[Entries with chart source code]
-- begin --
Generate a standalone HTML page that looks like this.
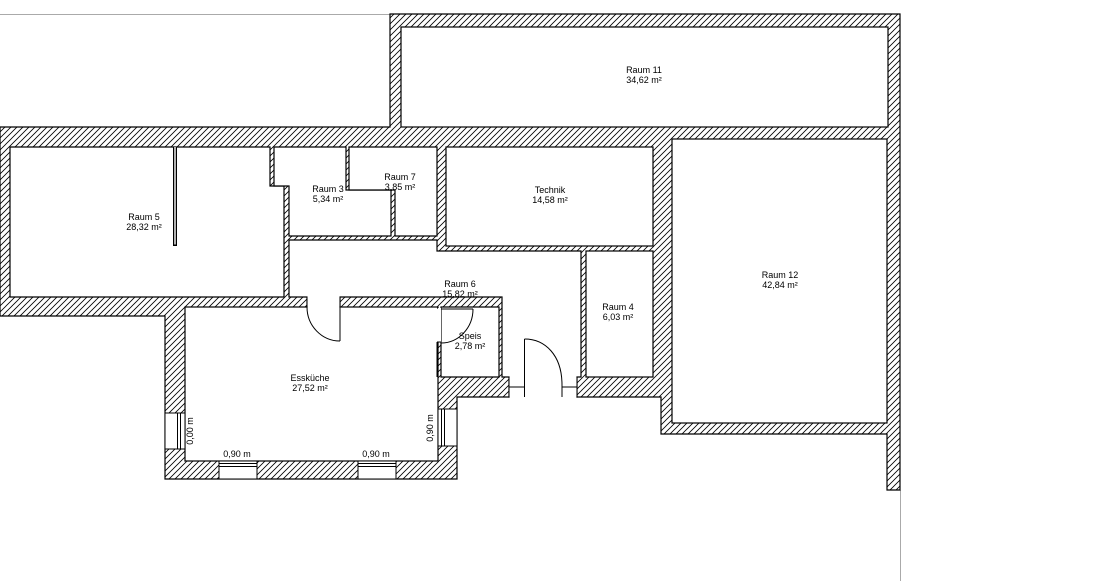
<!DOCTYPE html>
<html><head><meta charset="utf-8"><style>
html,body{margin:0;padding:0;background:#fff;}
svg{display:block;}
text{font-family:"Liberation Sans",sans-serif;font-size:9px;fill:#000;}
</style></head><body>
<svg width="1113" height="581" viewBox="0 0 1113 581" xmlns="http://www.w3.org/2000/svg">
<defs>
<pattern id="h" patternUnits="userSpaceOnUse" width="6" height="6">
<rect width="6" height="6" fill="#fff"/>
<path d="M-1,7 L7,-1 M-4,4 L4,-4 M2,10 L10,2" stroke="#000" stroke-width="0.8"/>
</pattern>
</defs>
<line x1="0" y1="14.5" x2="390" y2="14.5" stroke="#aaa"/>
<line x1="900.5" y1="490" x2="900.5" y2="581" stroke="#aaa"/>
<!-- building -->
<path d="M390,14 H900 V490 H887 V434 H661 V397 H457 V479 H165 V316 H0 V127 H390 Z" fill="url(#h)" stroke="#000" stroke-width="1.2"/>
<g fill="#fff" stroke="#000" stroke-width="1.2">
<!-- Raum 11 -->
<rect x="401" y="27" width="487" height="100"/>
<!-- Raum 5 -->
<path d="M10,147 H270 V186 H284 V297 H10 Z"/>
<!-- Raum 3 -->
<path d="M274,147 H346 V190 H391 V236 H289 V186 H274 Z"/>
<!-- Raum 7 -->
<path d="M349,147 H437 V236 H395 V190 H349 Z"/>
<!-- Technik -->
<rect x="446" y="147" width="207" height="99"/>
<!-- Raum 4 -->
<rect x="586" y="251" width="67" height="126"/>
<!-- Raum 12 -->
<rect x="672" y="139" width="215" height="284"/>
<!-- Hall -->
<path d="M289,240 H437 V251 H581 V377 H577 V397 H509 V377 H502 V297 H340 V307 H307 V297 H289 Z"/>
<!-- Speis -->
<path d="M441,307 H499 V377 H441 Z"/>
<!-- Esskueche -->
<rect x="185" y="307" width="253" height="154"/>
</g>
<!-- fix openings (white over walls) -->
<rect x="307.6" y="296" width="31.8" height="12" fill="#fff"/>
<rect x="509.6" y="377.6" width="66.8" height="21" fill="#fff"/>
<rect x="436" y="308" width="5" height="34" fill="#fff"/>
<line x1="437" y1="342" x2="441" y2="342" stroke="#000"/>
<line x1="437" y1="342" x2="437" y2="377" stroke="#000"/>
<rect x="437" y="307.6" width="1" height="1" fill="#000"/>
<!-- Raum5 thin wall -->
<rect x="173" y="147" width="4" height="99" fill="#000"/>
<rect x="174.3" y="147" width="1.4" height="97.5" fill="#fff"/>
<!-- doors -->
<g fill="none" stroke="#000" stroke-width="1">
<line x1="340" y1="307" x2="340" y2="341"/>
<path d="M307,307 A33,34 0 0 0 340,341"/>
<line x1="441" y1="309" x2="473" y2="309"/>
<path d="M473,309 A32,34 0 0 1 441,343"/>
<line x1="524.5" y1="339" x2="524.5" y2="397"/>
<path d="M524.5,339 C545,339 562,355 562,385 V397"/>
<line x1="509" y1="387" x2="524" y2="387"/>
<line x1="562" y1="387" x2="577" y2="387"/>
</g>
<!-- windows -->
<g fill="#fff" stroke="#000" stroke-width="1">
<rect x="165" y="413" width="20" height="36"/>
<line x1="177.5" y1="413" x2="177.5" y2="449"/><line x1="180.5" y1="413" x2="180.5" y2="449"/>
<rect x="219" y="461" width="38" height="18"/>
<line x1="219" y1="463.5" x2="257" y2="463.5"/><line x1="219" y1="466.5" x2="257" y2="466.5"/>
<rect x="358" y="461" width="38" height="18"/>
<line x1="358" y1="463.5" x2="396" y2="463.5"/><line x1="358" y1="466.5" x2="396" y2="466.5"/>
<rect x="438" y="409" width="19" height="37"/>
<line x1="441.5" y1="409" x2="441.5" y2="446"/><line x1="444.5" y1="409" x2="444.5" y2="446"/>
</g>
<!-- labels -->
<g text-anchor="middle">
<text x="644" y="73">Raum 11</text><text x="644" y="83">34,62 m²</text>
<text x="144" y="220">Raum 5</text><text x="144" y="230">28,32 m²</text>
<text x="328" y="192">Raum 3</text><text x="328" y="202">5,34 m²</text>
<text x="400" y="180">Raum 7</text><text x="400" y="190">3,85 m²</text>
<text x="550" y="193">Technik</text><text x="550" y="203">14,58 m²</text>
<text x="460" y="287">Raum 6</text><text x="460" y="297">15,82 m²</text>
<text x="618" y="310">Raum 4</text><text x="618" y="320">6,03 m²</text>
<text x="780" y="278">Raum 12</text><text x="780" y="288">42,84 m²</text>
<text x="470" y="339">Speis</text><text x="470" y="349">2,78 m²</text>
<text x="310" y="381">Essküche</text><text x="310" y="391">27,52 m²</text>
<text x="237" y="457">0,90 m</text>
<text x="376" y="457">0,90 m</text>
<text transform="translate(193,431) rotate(-90)">0,00 m</text>
<text transform="translate(433,428) rotate(-90)">0,90 m</text>
</g>
</svg>
</body></html>
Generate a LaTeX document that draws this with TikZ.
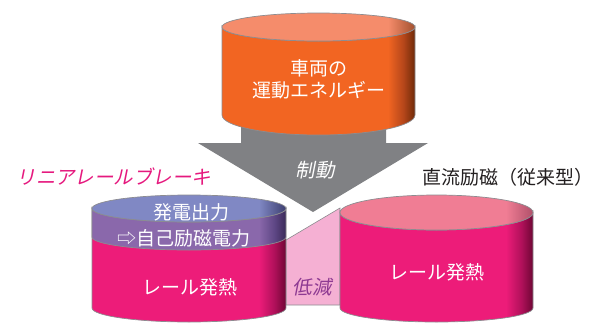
\documentclass[tikz,border=0pt]{standalone}
\usepackage{fontspec}
\newfontfamily\jp{Noto Sans CJK JP}
\newfontfamily\jpit{Noto Sans CJK JP}[FakeSlant=0.2]
\definecolor{orA}{HTML}{F26522}
\definecolor{orB}{HTML}{B5461A}
\definecolor{orC}{HTML}{6E2A08}
\definecolor{orTop}{HTML}{F58C6B}
\definecolor{orTopD}{HTML}{A3512F}
\definecolor{pkA}{HTML}{ED1C79}
\definecolor{pkB}{HTML}{B0105A}
\definecolor{pkC}{HTML}{6E0634}
\definecolor{pkTop}{HTML}{F07D94}
\definecolor{pkTopD}{HTML}{B0506A}
\definecolor{puA}{HTML}{8A68AB}
\definecolor{puB}{HTML}{5E4785}
\definecolor{puC}{HTML}{3A2A58}
\definecolor{lvTop}{HTML}{8088C4}
\definecolor{lvTopD}{HTML}{3D3F70}
\definecolor{arrowgray}{HTML}{808184}
\definecolor{linkpink}{HTML}{F5B0D3}
\definecolor{railpink}{HTML}{E5197E}
\definecolor{lowpurple}{HTML}{8E3A92}
\definecolor{darktext}{HTML}{231F20}
\definecolor{edgegray}{HTML}{8C8C90}
\pgfdeclarehorizontalshading{orSide}{100bp}{color(0bp)=(orA); color(25bp)=(orA); color(68bp)=(orA); color(72bp)=(orB); color(75bp)=(orC); color(100bp)=(orC)}
\pgfdeclarehorizontalshading{orTopS}{100bp}{color(0bp)=(orTop); color(25bp)=(orTop); color(68bp)=(orTop); color(75bp)=(orTopD); color(100bp)=(orTopD)}
\pgfdeclarehorizontalshading{pkSide}{100bp}{color(0bp)=(pkA); color(25bp)=(pkA); color(68bp)=(pkA); color(72bp)=(pkB); color(75bp)=(pkC); color(100bp)=(pkC)}
\pgfdeclarehorizontalshading{pkTopS}{100bp}{color(0bp)=(pkTop); color(25bp)=(pkTop); color(68bp)=(pkTop); color(75bp)=(pkTopD); color(100bp)=(pkTopD)}
\pgfdeclarehorizontalshading{puSide}{100bp}{color(0bp)=(puA); color(25bp)=(puA); color(68bp)=(puA); color(72bp)=(puB); color(75bp)=(puC); color(100bp)=(puC)}
\pgfdeclarehorizontalshading{lvTopS}{100bp}{color(0bp)=(lvTop); color(25bp)=(lvTop); color(68bp)=(lvTop); color(75bp)=(lvTopD); color(100bp)=(lvTopD)}
\newcommand\cylside[7]{%
  \shade[shading=#1, draw=edgegray, line width=0.7pt]
    ({#2-#3},{-#4}) -- ({#2-#3},{-#6})
    arc[start angle=180, end angle=360, x radius=#3, y radius=#7]
    -- ({#2+#3},{-#4})
    arc[start angle=0, end angle=-180, x radius=#3, y radius=#5] -- cycle;}
\newcommand\cyltop[5]{%
  \shade[shading=#1, draw=edgegray, line width=0.7pt]
    (#2,{-#4}) ellipse[x radius=#3, y radius=#5];}
\tikzset{
  txt/.style={inner sep=0pt, font=\jp\fontsize{19}{22}\selectfont},
  wtxt/.style={txt, text=white},
  itxt/.style={inner sep=0pt, font=\jpit\fontsize{19.5}{22}\selectfont}
}
\begin{document}
\begin{tikzpicture}[x=1pt, y=1pt]
\useasboundingbox (0,0) rectangle (598,-322);
% gray arrow
\fill[arrowgray] (241,-100) -- (241,-143) -- (198,-143) -- (313,-212) -- (428,-143) -- (386,-143) -- (386,-100) -- cycle;
% orange cylinder
\cylside{orSide}{318.5}{96.5}{27}{14}{115}{20}
\cyltop{orTopS}{318.5}{96.5}{27}{14}
% pink link region
\fill[linkpink, draw=edgegray, line width=0.6pt] (286,-240) -- (340,-208) -- (340,-305) -- (286,-305) -- cycle;
% left cylinder
\cylside{pkSide}{189}{97}{208.5}{13.5}{308}{14}
\cylside{puSide}{189}{97}{208.5}{13.5}{237}{13}
\cyltop{lvTopS}{189}{97}{208.5}{13.5}
% right cylinder
\cylside{pkSide}{436.5}{96.5}{212.5}{17.5}{308}{14}
\cyltop{pkTopS}{436.5}{96.5}{212.5}{17.5}
% texts
\node[wtxt] (veh) at (318.5,-68) {車両の};
\node[wtxt] (energy) at (318.5,-90) {運動エネルギー};
\node[itxt, text=white] (brake) at (315,-170) {制動};
\node[itxt, text=railpink] (linear) at (114,-177) {リニアレールブレーキ};
\node[txt, text=darktext] (dc) at (507.5,-177) {直流励磁（従来型）};
\node[wtxt] (gen) at (191,-212) {発電出力};
\node[wtxt] (self) at (184,-238) {⇨自己励磁電力};
\node[wtxt] (heatL) at (190,-287) {レール発熱};
\node[wtxt] (heatR) at (437,-272) {レール発熱};
\node[itxt, text=lowpurple] (low) at (312,-287) {低減};
\end{tikzpicture}
\end{document}
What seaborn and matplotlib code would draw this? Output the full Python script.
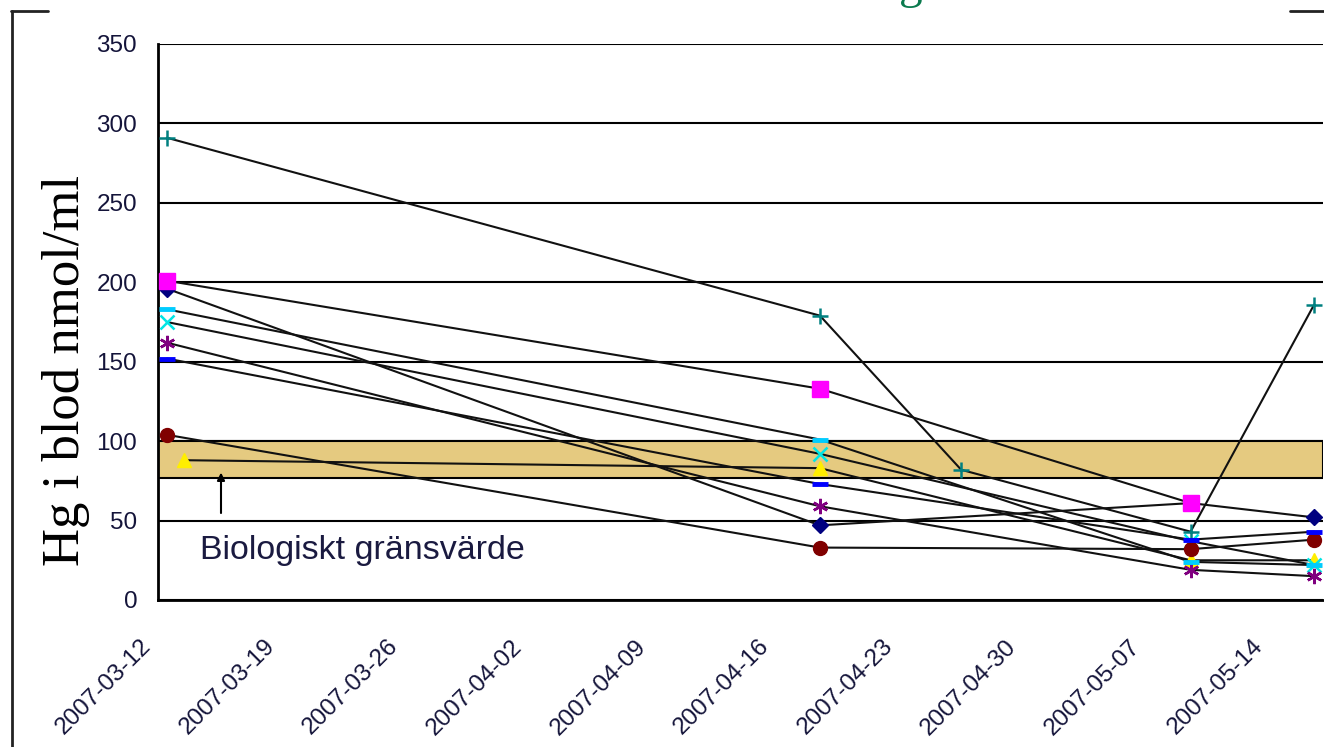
-- end --
What is asked:
How many lines in the entries contain the string "this"? Answer with the number only.

Solved problem:
3